The Ministry of Justice told the Sunday Times: “The secretary of state commissioned advice last week about the plausibility and potential success of a judicial review; he is minded to move forward if there is a reasonable prospect of success.”
By Alex Forsyth, BBC political correspondent
There was a huge backlash to the Parole Board’s decision to release John Worboys; from those who thought it was the wrong decision, and from those who were critical about the way victims has been informed about it.
At this stage, David Gauke’s actions are just a scoping exercise, he won’t proceed unless he feels there are grounds to do so.
Nonetheless, this is significant. It is highly unusual for a justice secretary to intervene in the decisions of the Parole Board in this way, and that’s because the Parole Board is very deliberately independent of government.
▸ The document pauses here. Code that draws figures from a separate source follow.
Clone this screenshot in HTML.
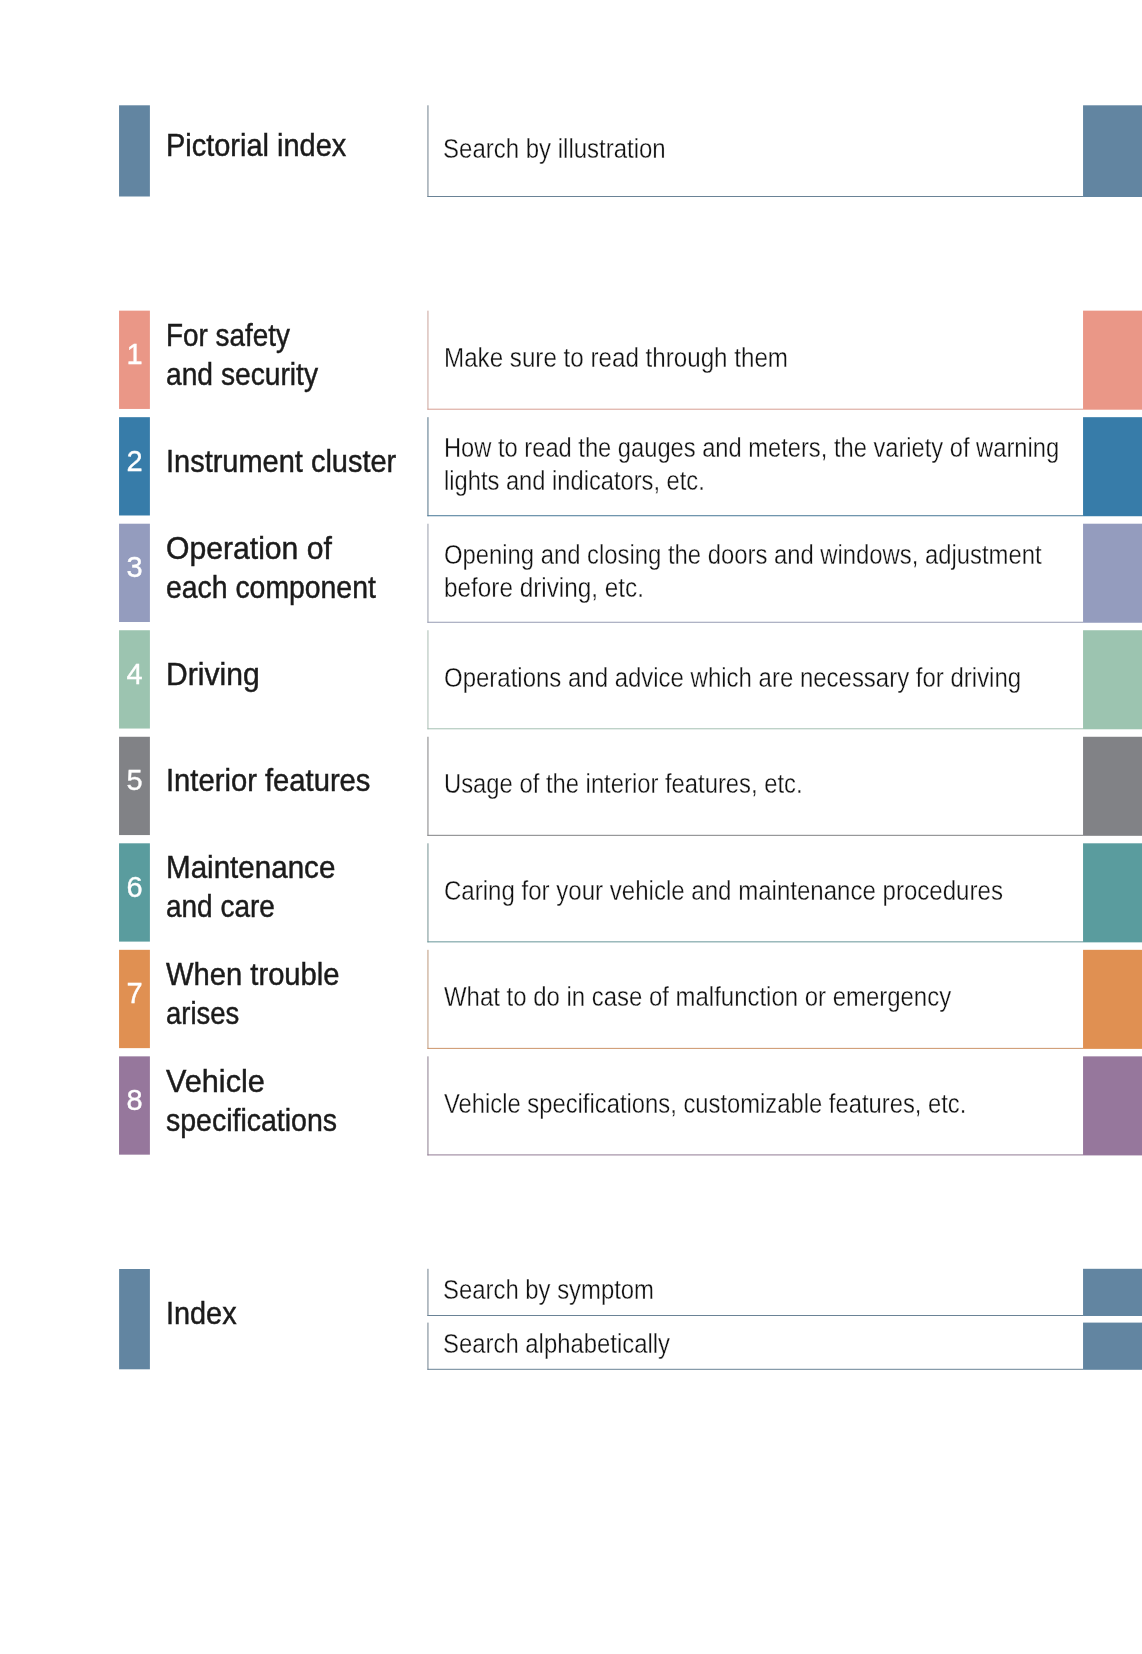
<!DOCTYPE html>
<html lang="en"><head><meta charset="utf-8"><title>Contents</title>
<style>
*{margin:0;padding:0;box-sizing:border-box}
html,body{width:1142px;height:1654px;background:#fff;overflow:hidden}
body{position:relative;font-family:"Liberation Sans",sans-serif;color:#1b1b1b}
svg.shapes{position:absolute;left:0;top:0;width:1142px;height:1654px}
.row{position:absolute;left:0;width:1142px}
.num{position:absolute;left:119px;width:31px;text-align:center;color:#fff;font-size:29.0px;line-height:30px;-webkit-text-stroke:0.35px #fff;will-change:transform}
.h{position:absolute;left:0;font-size:30.5px;line-height:38.6px;white-space:nowrap;-webkit-text-stroke:0.45px #1b1b1b;will-change:transform}
.d{position:absolute;left:0;font-size:27.0px;line-height:32.5px;white-space:nowrap;color:#111;-webkit-text-stroke:0.3px #fff;will-change:transform}
.h span,.d span{display:block;transform-origin:0 50%}
</style></head>
<body>
<svg class="shapes" viewBox="0 0 1142 1654" width="1142" height="1654">
<rect x="119.05" y="105.30" width="30.85" height="91.20" fill="#6285A1"/><rect x="1083.05" y="105.30" width="58.95" height="91.70" fill="#6285A1"/><rect x="427.45" y="105.30" width="1" height="91.70" fill="#71818E"/><rect x="427.45" y="196.00" width="655.6" height="1" fill="#6A8396"/><!-- -->
<rect x="119.05" y="310.65" width="30.85" height="98.30" fill="#EA9787"/><rect x="1083.05" y="310.65" width="58.95" height="99.05" fill="#EA9787"/><rect x="427.45" y="310.65" width="1" height="99.05" fill="#C9A49C"/><rect x="427.45" y="408.70" width="655.6" height="1" fill="#D89E93"/>
<rect x="119.05" y="417.18" width="30.85" height="98.30" fill="#377CA9"/><rect x="1083.05" y="417.18" width="58.95" height="99.05" fill="#377CA9"/><rect x="427.45" y="417.18" width="1" height="99.05" fill="#547388"/><rect x="427.45" y="515.23" width="655.6" height="1" fill="#477797"/>
<rect x="119.05" y="523.71" width="30.85" height="98.30" fill="#949CBE"/><rect x="1083.05" y="523.71" width="58.95" height="99.05" fill="#949CBE"/><rect x="427.45" y="523.71" width="1" height="99.05" fill="#999DAC"/><rect x="427.45" y="621.76" width="655.6" height="1" fill="#979CB4"/>
<rect x="119.05" y="630.24" width="30.85" height="98.30" fill="#9CC4B0"/><rect x="1083.05" y="630.24" width="58.95" height="99.05" fill="#9CC4B0"/><rect x="427.45" y="630.24" width="1" height="99.05" fill="#AABCB3"/><rect x="427.45" y="728.29" width="655.6" height="1" fill="#A4C0B2"/>
<rect x="119.05" y="736.77" width="30.85" height="98.30" fill="#818286"/><rect x="1083.05" y="736.77" width="58.95" height="99.05" fill="#818286"/><rect x="427.45" y="736.77" width="1" height="99.05" fill="#828284"/><rect x="427.45" y="834.82" width="655.6" height="1" fill="#818285"/>
<rect x="119.05" y="843.30" width="30.85" height="98.30" fill="#5A9C9E"/><rect x="1083.05" y="843.30" width="58.95" height="99.05" fill="#5A9C9E"/><rect x="427.45" y="843.30" width="1" height="99.05" fill="#749192"/><rect x="427.45" y="941.35" width="655.6" height="1" fill="#689698"/>
<rect x="119.05" y="949.83" width="30.85" height="98.30" fill="#E09052"/><rect x="1083.05" y="949.83" width="58.95" height="99.05" fill="#E09052"/><rect x="427.45" y="949.83" width="1" height="99.05" fill="#BD997D"/><rect x="427.45" y="1047.88" width="655.6" height="1" fill="#CD956A"/>
<rect x="119.05" y="1056.36" width="30.85" height="98.30" fill="#96779C"/><rect x="1083.05" y="1056.36" width="58.95" height="99.05" fill="#96779C"/><rect x="427.45" y="1056.36" width="1" height="99.05" fill="#8C7E8F"/><rect x="427.45" y="1154.41" width="655.6" height="1" fill="#917B95"/>
<rect x="119.1" y="1269.0" width="30.8" height="100.3" fill="#6285A1"/>
<rect x="1083.05" y="1268.80" width="58.95" height="47.20" fill="#6285A1"/><rect x="427.45" y="1268.80" width="1" height="47.20" fill="#71818E"/><rect x="427.45" y="1315.00" width="655.6" height="1" fill="#6A8396"/>
<rect x="1083.05" y="1322.60" width="58.95" height="47.20" fill="#6285A1"/><rect x="427.45" y="1322.60" width="1" height="47.20" fill="#71818E"/><rect x="427.45" y="1368.80" width="655.6" height="1" fill="#6A8396"/>
</svg>
<div class="row" style="top:105.30px;height:91.15px"><div class="h" style="left:165.87px;top:21.12px"><span style="transform:scaleX(0.9493)">Pictorial index</span></div><div class="d" style="left:444.16px;top:27.73px"><span style="transform:translateX(-0.9px) scaleX(0.8882)">Search by illustration</span></div></div>
<div class="row" style="top:310.50px;height:98.10px"><div class="num" style="top:28.72px">1</div><div class="h" style="left:165.87px;top:5.32px"><span style="transform:scaleX(0.9142)">For safety</span><span style="transform:scaleX(0.9245)">and security</span></div><div class="d" style="left:444.16px;top:31.63px"><span style="transform:scaleX(0.8953)">Make sure to read through them</span></div></div>
<div class="row" style="top:417.03px;height:98.10px"><div class="num" style="top:28.72px">2</div><div class="h" style="left:165.87px;top:24.82px"><span style="transform:scaleX(0.9500)">Instrument cluster</span></div><div class="d" style="left:444.16px;top:15.13px"><span style="transform:scaleX(0.8776)">How to read the gauges and meters, the variety of warning</span><span style="transform:scaleX(0.8776)">lights and indicators, etc.</span></div></div>
<div class="row" style="top:523.56px;height:98.10px"><div class="num" style="top:28.72px">3</div><div class="h" style="left:165.87px;top:5.32px"><span style="transform:scaleX(0.9882)">Operation of</span><span style="transform:scaleX(0.9304)">each component</span></div><div class="d" style="left:444.16px;top:15.13px"><span style="transform:scaleX(0.8827)">Opening and closing the doors and windows, adjustment</span><span style="transform:scaleX(0.9005)">before driving, etc.</span></div></div>
<div class="row" style="top:630.09px;height:98.10px"><div class="num" style="top:28.72px">4</div><div class="h" style="left:165.87px;top:24.82px"><span style="transform:scaleX(0.9868)">Driving</span></div><div class="d" style="left:444.16px;top:31.63px"><span style="transform:scaleX(0.8881)">Operations and advice which are necessary for driving</span></div></div>
<div class="row" style="top:736.62px;height:98.10px"><div class="num" style="top:28.72px">5</div><div class="h" style="left:165.87px;top:24.82px"><span style="transform:scaleX(0.9571)">Interior features</span></div><div class="d" style="left:444.16px;top:31.63px"><span style="transform:scaleX(0.8816)">Usage of the interior features, etc.</span></div></div>
<div class="row" style="top:843.15px;height:98.10px"><div class="num" style="top:28.72px">6</div><div class="h" style="left:165.87px;top:5.32px"><span style="transform:scaleX(0.9697)">Maintenance</span><span style="transform:scaleX(0.9169)">and care</span></div><div class="d" style="left:444.16px;top:31.63px"><span style="transform:scaleX(0.8909)">Caring for your vehicle and maintenance procedures</span></div></div>
<div class="row" style="top:949.68px;height:98.10px"><div class="num" style="top:28.72px">7</div><div class="h" style="left:165.87px;top:5.32px"><span style="transform:scaleX(0.9566)">When trouble</span><span style="transform:scaleX(0.9005)">arises</span></div><div class="d" style="left:444.16px;top:31.63px"><span style="transform:scaleX(0.8869)">What to do in case of malfunction or emergency</span></div></div>
<div class="row" style="top:1056.21px;height:98.10px"><div class="num" style="top:28.72px">8</div><div class="h" style="left:165.87px;top:5.32px"><span style="transform:scaleX(1.0049)">Vehicle</span><span style="transform:scaleX(0.9341)">specifications</span></div><div class="d" style="left:444.16px;top:31.63px"><span style="transform:scaleX(0.8812)">Vehicle specifications, customizable features, etc.</span></div></div>
<div class="row" style="top:1269.00px;height:100.30px"><div class="h" style="left:165.87px;top:25.42px"><span style="transform:scaleX(0.9459)">Index</span></div><div class="d" style="left:444.16px;top:5.23px"><span style="transform:translateX(-0.9px) scaleX(0.8839)">Search by symptom</span></div><div class="d" style="left:444.16px;top:58.63px"><span style="transform:translateX(-0.9px) scaleX(0.8839)">Search alphabetically</span></div></div>
</body></html>
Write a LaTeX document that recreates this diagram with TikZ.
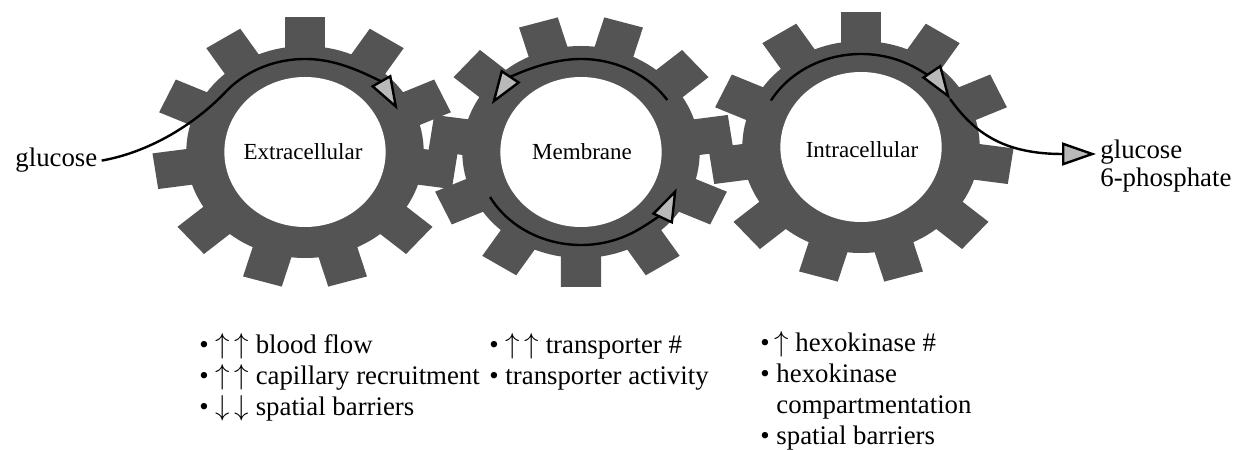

It’s understood that Mr Gauke, who is new to the job of justice secretary, takes that independence very seriously and wants to maintain it, which is why at this stage he is just collecting information about the possibility of a judicial review.
It comes after the Crown Prosecution Service said it would not review the 93 cases that Worboys was not prosecuted over.
Parole Board chairman Nick Hardwick has said hearing the decision must have been “horrible” for the women, but the board was “confident” 60-year-old Worboys would not reoffend.
He said the fact some victims were not informed was a fault with the parole system, but the decision itself would have been carefully considered.